University of Washington researchers have developed smart headphones which use artificial intelligence to learn who the wearer is listening to so they can hear them better, while muting background noise.
The prototype system, dubbed “proactive hearing assistants,” includes headphones that proactively isolate up to four of the wearer’s conversation partners in a noisy soundscape, the University of Washington (UW) reported on its website.
The prototype headphones are powered by an AI model that detects the cadence of a conversation and another model that mutes any voices which don’t follow that pattern, along with other unwanted background noises, the university reported.
The current prototype uses off the shelf hardware – commercial over-the-ear headphones, microphones and circuitry, the developers said. It can identify conversation partners using two to four seconds of audio.
Its creators said, in future, the technology may help users of hearing aids, earbuds and smart glasses to filter their soundscapes without the need to manually direct the AI’s “attention.”
Available for download
The team presented the system on 7 November at the Conference on Empirical Methods in Natural Language Processing in Suzhou, China. The underlying code is open-source and available for download.
“Existing approaches to identifying who the wearer is listening to predominantly involve electrodes implanted in the brain to track attention,” said Professor Shyam Gollakota on the UW website.

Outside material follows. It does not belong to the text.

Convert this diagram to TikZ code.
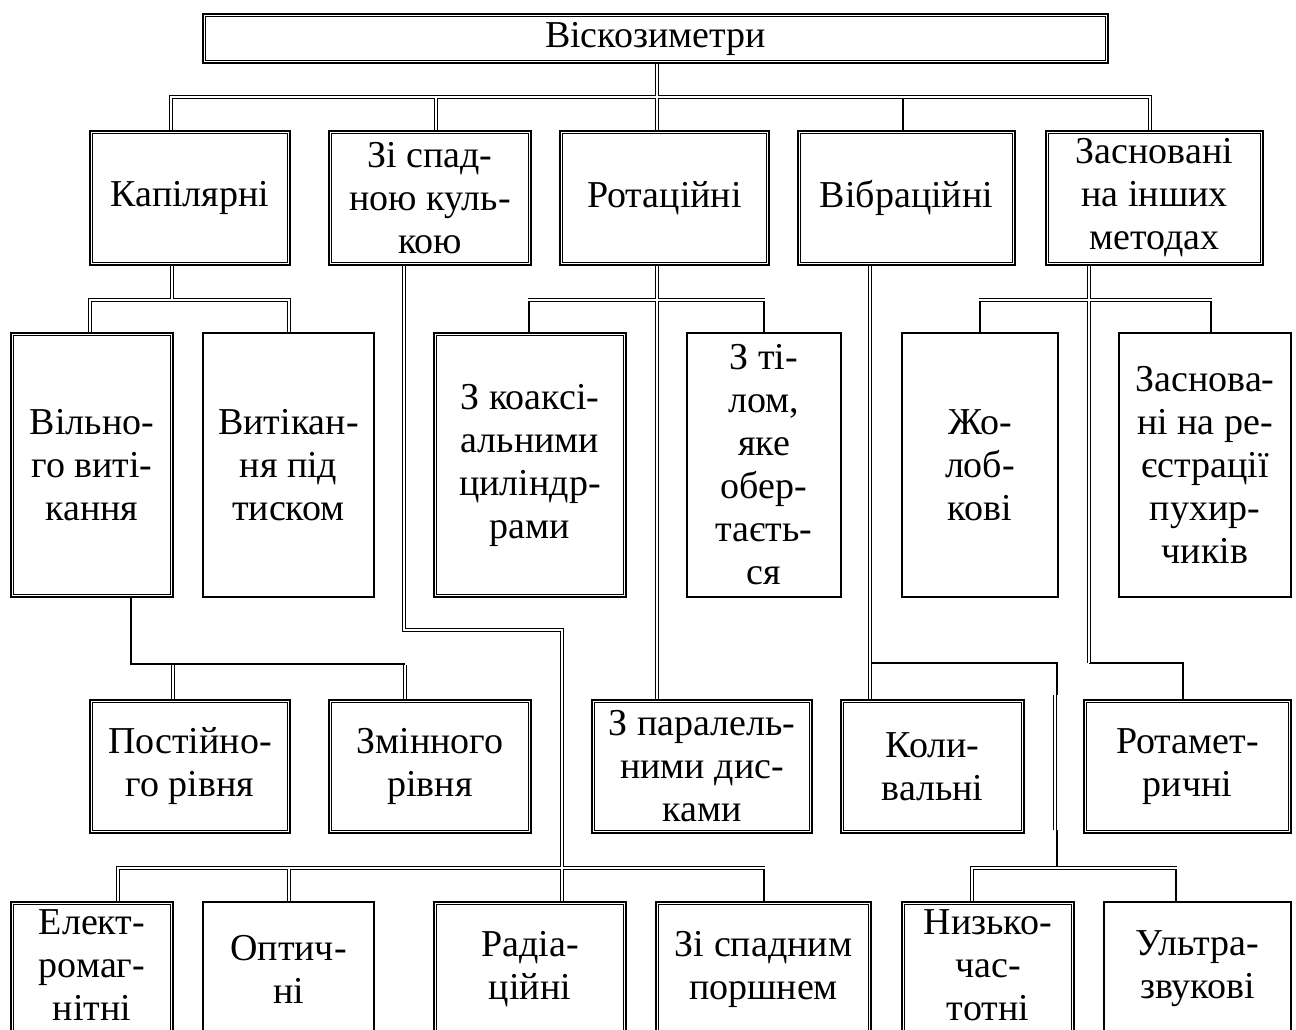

“Our insight is that when we’re conversing with a specific group of people, our speech naturally follows a turn-taking rhythm. And we can train AI to predict and track those rhythms using only audio, without the need for implanting electrodes.”
Prof Gollakota, from UW’s Paul G. Allen School of Computer Science & Engineering, is the senior author.
The system activates when the person wearing the headphones starts speaking. One AI model starts tracking conversation participants by performing a “who spoke when” analysis and looking for low overlap in exchanges.
It forwards the result to a second model which isolates the participants and plays a clean audio version for the wearer.
Tests on 11 participants, who rated noise suppression and comprehension with and without the AI filtration, found that, overall, the group rated the filtered audio more than twice as favourably as baseline audio.
The team previously developed a smart headphone prototype that can pick a person’s audio out of a crowd when the wearer looks at the person. They also designed a prototype that creates a “sound bubble” by mutating all sounds within a set distance of the wearer.
“Everything we’ve done previously requires the user to manually select a specific speaker or a distance within which to listen, which is not great for user experience,” said lead author Mr Guilin Hu, a doctoral student in the Allen School.
“What we’ve demonstrated is a technology that’s proactive – something that infers human intent noninvasively and automatically.”
Prof Gollakota said more refinement was needed including to prevent it struggling when participants talked over one another or spoke in longer monologues. Models were tested on English, Mandarin and Japanese dialogue so rhythms of other languages might require further fine-tuning, he said.
He hopes to make the system small enough to run on a chip in an earbud or hearing aid. Co-authors include doctoral students Tuochao Chen and Malek Itani.